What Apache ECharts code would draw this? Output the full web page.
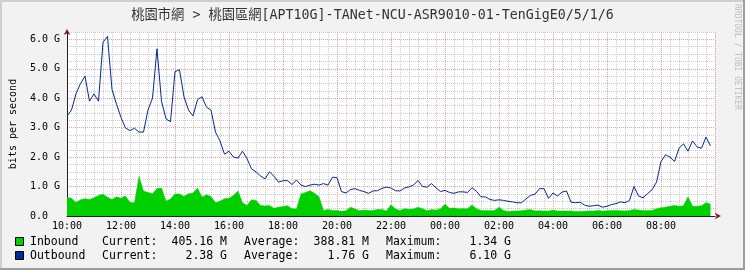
<!DOCTYPE html>
<html><head><meta charset="utf-8">
<script src="https://cdn.jsdelivr.net/npm/echarts@6/dist/echarts.min.js"></script>
<style>html,body{margin:0;padding:0;background:#F2F2F2}#c{width:745px;height:270px}</style>
</head><body><div id="c"></div>
<script>
const chartTitle = '桃園市網 > 桃園區網[APT10G]-TANet-NCU-ASR9010-01-TenGigE0/5/1/6';
const xTickLabels = ['10:00','12:00','14:00','16:00','18:00','20:00','22:00','00:00','02:00','04:00','06:00','08:00'];
const yTickLabels = ['0.0  ','1.0 G','2.0 G','3.0 G','4.0 G','5.0 G','6.0 G'];
const stepMinutes = 10;
const yAxisName = 'bits per second';
// values in G bits per second, one every 10 minutes from 10:00
const inbound = [
0.64,0.6,0.46,0.55,0.59,0.56,0.62,0.7,0.74,0.64,0.56,0.65,
0.6,0.68,0.46,0.45,1.34,0.85,0.8,0.76,0.93,0.95,0.5,0.58,
0.75,0.75,0.66,0.76,0.78,0.95,0.64,0.72,0.66,0.45,0.5,0.59,
0.6,0.7,0.85,0.45,0.36,0.55,0.53,0.36,0.34,0.36,0.26,0.3,
0.32,0.35,0.25,0.24,0.75,0.8,0.86,0.77,0.65,0.19,0.22,0.19,
0.19,0.16,0.18,0.3,0.24,0.18,0.2,0.19,0.19,0.22,0.22,0.17,
0.38,0.24,0.19,0.25,0.23,0.24,0.3,0.25,0.18,0.22,0.2,0.25,
0.4,0.26,0.27,0.25,0.25,0.25,0.37,0.25,0.19,0.19,0.18,0.19,
0.3,0.19,0.15,0.17,0.17,0.18,0.2,0.22,0.17,0.18,0.17,0.17,
0.2,0.17,0.17,0.17,0.17,0.15,0.15,0.16,0.17,0.17,0.19,0.17,
0.18,0.19,0.19,0.18,0.17,0.19,0.22,0.2,0.19,0.19,0.19,0.25,
0.28,0.3,0.33,0.36,0.33,0.35,0.65,0.33,0.33,0.35,0.45,0.41];
const outbound = [
3.39,3.6,4.15,4.5,4.75,3.9,4.15,3.9,5.9,6.1,4.3,3.8,
3.35,2.99,2.9,2.98,2.85,2.85,3.6,4.0,5.68,3.9,3.3,3.2,
4.9,4.97,4.05,3.6,3.4,3.95,4.05,3.7,3.6,2.85,2.55,2.1,
2.2,2.0,1.97,2.2,1.95,1.6,1.5,1.36,1.26,1.5,1.35,1.15,
1.2,1.2,1.07,1.22,1.05,1.0,1.05,1.08,1.05,1.1,1.05,1.32,
1.3,0.83,0.78,0.9,0.93,0.87,0.83,0.77,0.85,0.86,0.94,0.98,
0.95,0.86,0.85,0.95,0.99,1.05,1.21,1.0,0.98,1.1,0.96,0.83,
0.87,0.8,0.77,0.82,0.82,0.8,0.96,0.84,0.65,0.65,0.56,0.53,
0.55,0.53,0.5,0.48,0.45,0.45,0.58,0.7,0.74,0.93,0.93,0.6,
0.78,0.68,0.81,0.85,0.47,0.45,0.47,0.37,0.33,0.35,0.37,0.3,
0.33,0.39,0.42,0.48,0.45,0.53,1.0,0.68,0.62,0.76,0.89,1.15,
1.85,2.08,2.0,1.85,2.3,2.45,2.2,2.55,2.35,2.3,2.68,2.38];
const legendNames = ['Inbound','Outbound'];
const legendColors = ['#00CF00','#002A97'];
const legendCurrent = ['405.16 M','2.38 G'];
const legendAverage = ['388.81 M','1.76 G'];
const legendMaximum = ['1.34 G','6.10 G'];
const watermark = 'RRDTOOL / TOBI OETIKER';

const MONO = '"DejaVu Sans Mono", "Noto Sans CJK TC", monospace';
const minorGrid = 'rgba(143,143,143,0.45)';
const majorGrid = 'rgba(222,79,79,0.55)';
const arrowColor = '#801F1F';
const inData = inbound.map((v,i)=>[i*stepMinutes, v]);
const outData = outbound.map((v,i)=>[i*stepMinutes, v]);

const graphic = [
  {type:'rect', shape:{x:0,y:0,width:745,height:2}, style:{fill:'#CFCFCF'}, silent:true},
  {type:'rect', shape:{x:0,y:0,width:2,height:270}, style:{fill:'#CFCFCF'}, silent:true},
  {type:'rect', shape:{x:0,y:268,width:745,height:2}, style:{fill:'#9E9E9E'}, silent:true},
  {type:'rect', shape:{x:743,y:0,width:2,height:270}, style:{fill:'#9E9E9E'}, silent:true},
  {type:'text', x:741, y:4, rotation:-Math.PI/2, style:{text:watermark, fill:'#BDBDBD', font:'8px "DejaVu Sans Mono"', textAlign:'left', textVerticalAlign:'top'}, silent:true}
];
legendNames.forEach((n,k)=>{
  const cy = 242 + k*14;
  const f = '11.5px "DejaVu Sans Mono"';
  graphic.push({type:'rect', shape:{x:15.5,y:cy-4.5,width:8,height:8}, style:{fill:legendColors[k], stroke:'#000', lineWidth:1}});
  graphic.push({type:'text', x:30, y:cy, style:{text:n, font:f, fill:'#000', textVerticalAlign:'middle'}});
  graphic.push({type:'text', x:102, y:cy, style:{text:'Current:', font:f, fill:'#000', textVerticalAlign:'middle'}});
  graphic.push({type:'text', x:227, y:cy, style:{text:legendCurrent[k], font:f, fill:'#000', textAlign:'right', textVerticalAlign:'middle'}});
  graphic.push({type:'text', x:244, y:cy, style:{text:'Average:', font:f, fill:'#000', textVerticalAlign:'middle'}});
  graphic.push({type:'text', x:369, y:cy, style:{text:legendAverage[k], font:f, fill:'#000', textAlign:'right', textVerticalAlign:'middle'}});
  graphic.push({type:'text', x:386, y:cy, style:{text:'Maximum:', font:f, fill:'#000', textVerticalAlign:'middle'}});
  graphic.push({type:'text', x:511, y:cy, style:{text:legendMaximum[k], font:f, fill:'#000', textAlign:'right', textVerticalAlign:'middle'}});
});

const arrowOnlyAxis = (extra) => Object.assign({
  type:'value', gridIndex:0,
  axisLine:{show:true, onZero:false, lineStyle:{color:arrowColor, width:0}, symbol:['none','arrow'], symbolSize:[5,6]},
  axisTick:{show:false}, axisLabel:{show:false}, splitLine:{show:false}
}, extra);

const chart = echarts.init(document.getElementById('c'), null, {renderer:'canvas', width:745, height:270});
chart.setOption({
  backgroundColor:'#F2F2F2',
  animation:false,
  title:{text:chartTitle, left:'center', top:4, textStyle:{fontFamily:MONO, fontSize:13.3, fontWeight:'normal', color:'#333'}},
  grid:{left:64, top:32, width:651, height:184, show:true, backgroundColor:'#FFFFFF', borderWidth:0},
  xAxis:[{type:'value', min:0, max:1440, interval:20, position:'bottom',
    axisLine:{show:true, onZero:false, lineStyle:{color:'#1F1F1F', width:1}},
    axisTick:{show:false},
    axisLabel:{formatter:v => (v%120===0 && v<1440) ? xTickLabels[v/120] : '', fontFamily:MONO, fontSize:10, color:'#000', margin:5},
    splitLine:{show:true, lineStyle:{color:[majorGrid,minorGrid,minorGrid,minorGrid,minorGrid,minorGrid], type:[1,1], width:1}}
  }, arrowOnlyAxis({min:0, max:1440, position:'bottom', axisLine:{show:true, onZero:false, lineStyle:{color:arrowColor, width:0}, symbol:['none','arrow'], symbolSize:[5,6], symbolOffset:[0,6]}})],
  yAxis:[{type:'value', min:0, max:6.25, interval:0.25, position:'left',
    name:yAxisName, nameLocation:'middle', nameGap:49, nameRotate:90,
    nameTextStyle:{fontFamily:MONO, fontSize:10, color:'#000'},
    axisLine:{show:true, onZero:false, lineStyle:{color:'#1F1F1F', width:1}},
    axisTick:{show:false},
    axisLabel:{formatter:v => Math.abs(v-Math.round(v))<1e-6 ? (yTickLabels[Math.round(v)]||'') : '', fontFamily:MONO, fontSize:10, color:'#000', margin:7},
    splitLine:{show:true, lineStyle:{color:[majorGrid,minorGrid,minorGrid,minorGrid], type:[1,1], width:1}}
  }, arrowOnlyAxis({min:0, max:6.25, position:'left', axisLine:{show:true, onZero:false, lineStyle:{color:arrowColor, width:0}, symbol:['none','arrow'], symbolSize:[5,6], symbolOffset:[0,3]}})],
  series:[
    {type:'line', name:legendNames[0], data:inData, showSymbol:false, symbol:'none', xAxisIndex:0, yAxisIndex:0,
     lineStyle:{width:0.5, color:legendColors[0]}, itemStyle:{color:legendColors[0]}, areaStyle:{color:legendColors[0], opacity:1}, z:2},
    {type:'line', name:legendNames[1], data:outData, showSymbol:false, symbol:'none', xAxisIndex:0, yAxisIndex:0,
     lineStyle:{width:1, color:legendColors[1]}, itemStyle:{color:legendColors[1]}, z:3}
  ],
  graphic:graphic
});
</script></body></html>
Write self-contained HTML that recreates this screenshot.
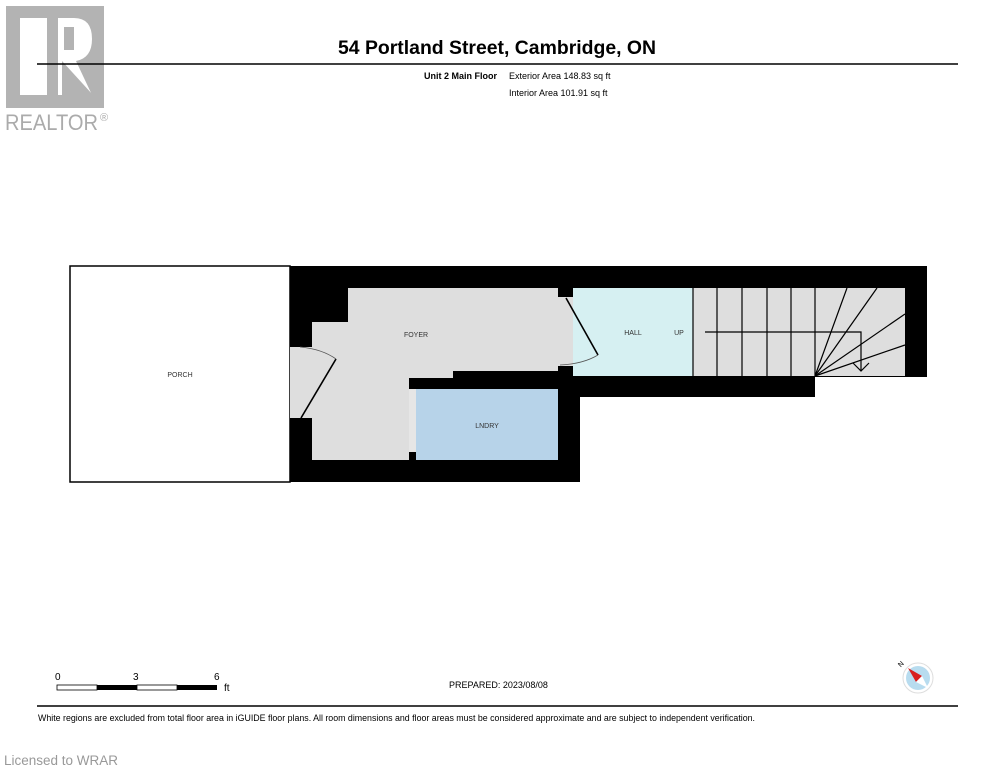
<!DOCTYPE html>
<html><head><meta charset="utf-8"><style>
html,body{margin:0;padding:0;background:#fff;}
svg{display:block;font-family:"Liberation Sans",Arial,sans-serif;}
</style></head><body>
<svg width="995" height="768" viewBox="0 0 995 768" xmlns="http://www.w3.org/2000/svg">
<rect width="995" height="768" fill="#fff"/>
<!-- REALTOR logo -->
<rect x="6" y="6" width="98" height="102" fill="#b3b3b3"/>
<rect x="20" y="18" width="27" height="77" fill="#fff"/>
<path d="M58 18 H74 Q92 18 92 39 Q92 58 76 61 L92 95 H58 Z" fill="#fff"/>
<rect x="64" y="27" width="10" height="23" fill="#b3b3b3"/>
<path d="M62 61 L93 95 H62 Z" fill="#b3b3b3"/>
<text x="5" y="130" font-size="22" fill="#ababab" textLength="93" lengthAdjust="spacingAndGlyphs">REALTOR</text>
<text x="100" y="121" font-size="11" fill="#ababab">®</text>
<!-- header -->
<text x="497" y="54" font-size="19" font-weight="bold" text-anchor="middle" textLength="318" lengthAdjust="spacingAndGlyphs">54 Portland Street, Cambridge, ON</text>
<line x1="37" y1="64" x2="958" y2="64" stroke="#000" stroke-width="1.5"/>
<text x="497" y="79" font-size="9" font-weight="bold" text-anchor="end">Unit 2 Main Floor</text>
<text x="509" y="79" font-size="9">Exterior Area 148.83 sq ft</text>
<text x="509" y="96" font-size="9">Interior Area 101.91 sq ft</text>
<!-- porch -->
<rect x="70" y="266" width="220" height="216" fill="#fff" stroke="#000" stroke-width="1.5"/>
<text x="180" y="377" font-size="7" text-anchor="middle" fill="#333">PORCH</text>
<!-- walls -->
<path d="M290 266 H927 V377 H815 V397 H580 V482 H290 Z" fill="#000"/>
<!-- foyer -->
<path d="M348 288 H558 V371 H453 V378 H409 V460 H312 V322 H348 Z" fill="#dedede"/>
<rect x="290" y="347" width="22" height="71" fill="#dedede"/>
<rect x="558" y="288" width="15" height="88" fill="#dedede"/>
<rect x="558" y="288" width="15" height="9" fill="#000"/>
<rect x="558" y="366" width="15" height="11" fill="#000"/>
<rect x="409" y="389" width="7" height="63" fill="#e6e6e6"/>
<text x="416" y="337" font-size="7" text-anchor="middle" fill="#333">FOYER</text>
<!-- laundry -->
<rect x="416" y="389" width="142" height="71" fill="#b7d3e9"/>
<text x="487" y="428" font-size="7" text-anchor="middle" fill="#333">LNDRY</text>
<!-- hall -->
<rect x="573" y="288" width="120" height="88" fill="#d6f0f2"/>
<text x="633" y="335" font-size="7" text-anchor="middle" fill="#333">HALL</text>
<text x="679" y="335" font-size="7" text-anchor="middle" fill="#333">UP</text>
<!-- doors -->
<line x1="301" y1="418" x2="336" y2="359" stroke="#000" stroke-width="1.6"/>
<path d="M300 347 Q322 349 336 359" fill="none" stroke="#555" stroke-width="0.8"/>
<line x1="566" y1="298" x2="598" y2="355" stroke="#000" stroke-width="1.6"/>
<path d="M598 355 Q583 364 560 365" fill="none" stroke="#555" stroke-width="0.8"/>
<!-- stairs -->
<rect x="693" y="288" width="212" height="88" fill="#dedede"/>
<g stroke="#000" stroke-width="1.2" fill="none">
<line x1="693" y1="288" x2="693" y2="376"/>
<line x1="717" y1="288" x2="717" y2="376"/>
<line x1="742" y1="288" x2="742" y2="376"/>
<line x1="767" y1="288" x2="767" y2="376"/>
<line x1="791" y1="288" x2="791" y2="376"/>
<line x1="815" y1="288" x2="815" y2="376"/>
<line x1="815" y1="376" x2="847" y2="288"/>
<line x1="815" y1="376" x2="877" y2="288"/>
<line x1="815" y1="376" x2="905" y2="314"/>
<line x1="815" y1="376" x2="905" y2="345"/>
<path d="M705 332 H861 V371"/>
<path d="M853 363 L861 371 L869 363"/>
</g>
<!-- scale bar -->
<text x="55" y="680" font-size="10">0</text>
<text x="133" y="680" font-size="10">3</text>
<text x="214" y="680" font-size="10">6</text>
<text x="224" y="691" font-size="10">ft</text>
<rect x="57" y="685" width="40" height="5" fill="#fff" stroke="#000" stroke-width="0.8"/>
<rect x="97" y="685" width="40" height="5" fill="#000"/>
<rect x="137" y="685" width="40" height="5" fill="#fff" stroke="#000" stroke-width="0.8"/>
<rect x="177" y="685" width="40" height="5" fill="#000"/>
<text x="449" y="688" font-size="9">PREPARED: 2023/08/08</text>
<!-- compass -->
<circle cx="918" cy="678" r="15" fill="#fff" stroke="#ddd" stroke-width="1"/>
<circle cx="918" cy="678" r="12" fill="#b8dcef"/>
<path d="M908 668 L922 676 L916 682 Z" fill="#d81e1e"/>
<path d="M922 676 L928 688 L916 682 Z" fill="#fff"/>
<text x="898" y="667" font-size="7" transform="rotate(-45 900 664)">N</text>
<!-- footer -->
<line x1="37" y1="706" x2="958" y2="706" stroke="#000" stroke-width="1.5"/>
<text x="38" y="721" font-size="9" textLength="717" lengthAdjust="spacingAndGlyphs">White regions are excluded from total floor area in iGUIDE floor plans. All room dimensions and floor areas must be considered approximate and are subject to independent verification.</text>
<text x="4" y="765" font-size="13.5" fill="#999">Licensed to WRAR</text>
</svg>
</body></html>
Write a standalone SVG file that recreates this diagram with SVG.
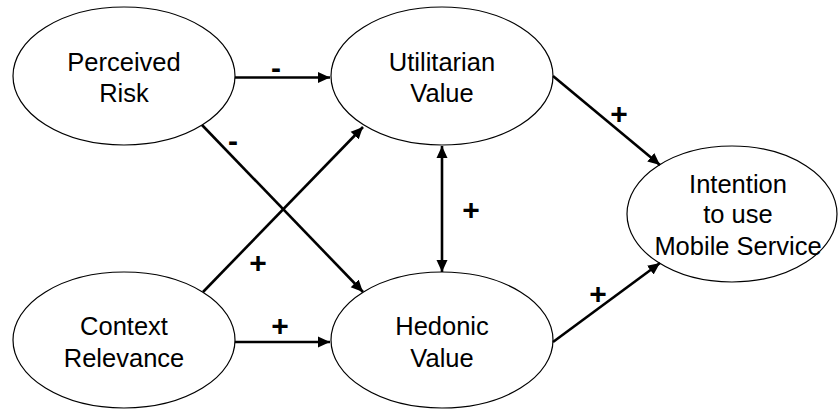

------------------------

» **Aim of the exercise**:
Show every line in the entries where the string "that" occurs.

» **Output for this exercise**:
Write self-contained HTML that recreates this screenshot.
Write a standalone SVG file that recreates this diagram with SVG.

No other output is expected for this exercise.